#### MATERIAL PROVIDED ####
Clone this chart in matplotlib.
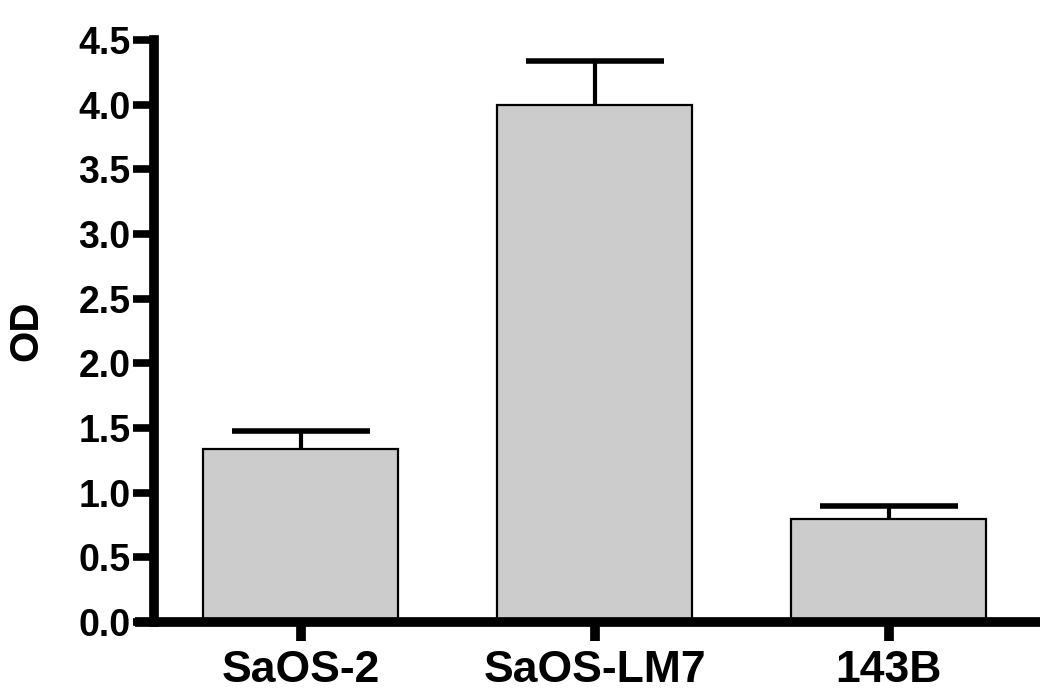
import matplotlib
matplotlib.use("Agg")
import matplotlib.pyplot as plt
import numpy as np

categories = ["SaOS-2", "SaOS-LM7", "143B"]
values = [1.34, 4.00, 0.80]
errors = [0.14, 0.34, 0.10]
yticks = [0.0, 0.5, 1.0, 1.5, 2.0, 2.5, 3.0, 3.5, 4.0, 4.5]

plt.rcParams['font.family'] = ['Liberation Sans', 'DejaVu Sans']
plt.rcParams['font.weight'] = 'bold'

fig = plt.figure(figsize=(10.5, 6.98), dpi=100)
ax = fig.add_axes([0.1286, 0.1089, 0.8619, 0.8338])

x = np.arange(len(categories))
# symmetric error bars drawn beneath the opaque bars so only the upper part shows
ax.errorbar(x, values, yerr=errors, fmt='none',
            ecolor='black', elinewidth=3, capsize=50, capthick=4, zorder=1)
ax.bar(x, values, width=0.663, color='#cccccc', edgecolor='black', linewidth=1.6, zorder=2)

ax.set_xlim(-0.563, 2.515)
ax.set_ylim(0, 4.5)
ax.spines['top'].set_visible(False)
ax.spines['right'].set_visible(False)
ax.spines['left'].set_position(('data', -0.498))
ax.spines['left'].set_linewidth(7)
ax.spines['bottom'].set_linewidth(7)
ax.spines['left'].set_capstyle('projecting')
ax.spines['bottom'].set_capstyle('butt')
ax.spines['left'].set_zorder(4)
ax.spines['bottom'].set_zorder(4)

ax.set_yticks(yticks)
ax.set_yticklabels([f"{v:.1f}" for v in yticks], fontsize=27, fontweight='bold')
ax.set_xticks(x)
ax.set_xticklabels(categories, fontsize=32, fontweight='bold')
ax.tick_params(axis='y', direction='out', length=15, width=5.5, pad=2)
ax.tick_params(axis='x', direction='out', length=14, width=7, pad=6)

ax.set_ylabel("OD", fontsize=29, fontweight='bold', labelpad=24)

fig.savefig("out.png", dpi=100)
####
WHAT YOU NEED TO DO =
Restate the material word for word from its first line through the line containing "edgecolor='black', linewidth=1.6, zorder=2)", both included; the pictures do not belong in it.

IN RESPONSE =
Clone this chart in matplotlib.
import matplotlib
matplotlib.use("Agg")
import matplotlib.pyplot as plt
import numpy as np

categories = ["SaOS-2", "SaOS-LM7", "143B"]
values = [1.34, 4.00, 0.80]
errors = [0.14, 0.34, 0.10]
yticks = [0.0, 0.5, 1.0, 1.5, 2.0, 2.5, 3.0, 3.5, 4.0, 4.5]

plt.rcParams['font.family'] = ['Liberation Sans', 'DejaVu Sans']
plt.rcParams['font.weight'] = 'bold'

fig = plt.figure(figsize=(10.5, 6.98), dpi=100)
ax = fig.add_axes([0.1286, 0.1089, 0.8619, 0.8338])

x = np.arange(len(categories))
# symmetric error bars drawn beneath the opaque bars so only the upper part shows
ax.errorbar(x, values, yerr=errors, fmt='none',
            ecolor='black', elinewidth=3, capsize=50, capthick=4, zorder=1)
ax.bar(x, values, width=0.663, color='#cccccc', edgecolor='black', linewidth=1.6, zorder=2)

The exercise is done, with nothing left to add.